In effect, Mead deals the Jacksonians all the trump cards in the game of American foreign policy. That emphasis ultimately makes his analysis look little different from traditional accounts of a nation tempted always to go it alone in the world, unreliably internationalist in its outlook, and often recklessly assertive when it does turn outward. In a justly famous passage written a half-century ago -- a passage with uncanny relevance to the current moment -- George F. Kennan compared America's international behavior to

one of those prehistoric monsters with a body as long as this room and a brain the size of a pin: He lies there in his comfortable primeval mud and pays little attention to his environment; he is slow to wrath -- in fact, you practically have to whack his tail off to make him aware that his interests are being disturbed; but once he grasps this, he lays about him with such blind determination that he not only destroys his adversary but largely wrecks his native habitat. You wonder whether it would not have been wiser for him to have taken a little more interest in what was going on at an earlier date and to have seen whether he could not have prevented some of these situations from arising instead of proceeding from an undiscriminating indifference to a holy wrath equally undiscriminating.

Given Mead's robust opinionating on so many other issues, his remedy for this chronic problem in American diplomacy is disappointingly unmuscular. In his closing pages, he confesses his own allegiance to the Jeffersonian school, primarily because of its alleged sensitivity to the physical, political, and moral limits to action in the international arena. But in fact, his Jeffersonians appear to be little more than genteel, better-educated, and more clubbable Jacksonians. (Jeffersonians, he notes, join the American Civil Liberties Union; Jacksonians join the National Rifle Association.)

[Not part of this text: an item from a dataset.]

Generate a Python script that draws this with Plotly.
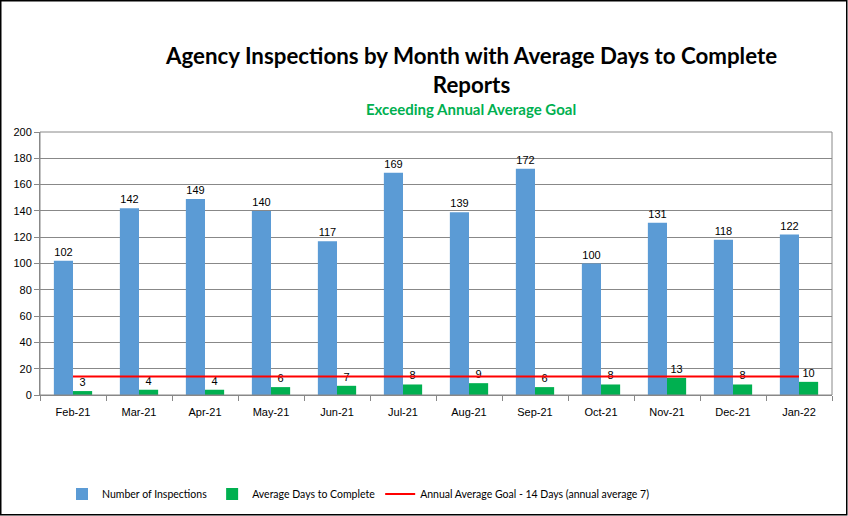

Mead himself seems decidedly Jacksonian in his peroration against the "neo-elite" of academics and professional foreign-policy mavens who seem incapable of closing "the cultural, political, and class distance between Jacksonian America and the representatives of the other schools." In tones disturbingly reminiscent of the notorious isolationist Robert McCormick's assaults on diplomats as striped-pants, cookie-pushing "he-debutantes," Mead inveighs against the "neo-elite" for failing to "venture from the citadels of privilege to learn about their fellow citizens at home: Tibet, yes; Peoria, no." He even allows himself a gratuitous shot at the alleged deficiencies of college curricula for failing to offer adequate training in writing and speaking.

But despite its closing tirade, Special Providence remains a rich and substantial book that is sure to influence discussion of foreign-policy issues in the years ahead. Few questions are as consequential in that discussion as the one that Mead poses in his final pages with urgent simplicity: "What is the point of our 'empire' -- to make us rich, or to make us safe, or to build a better world?"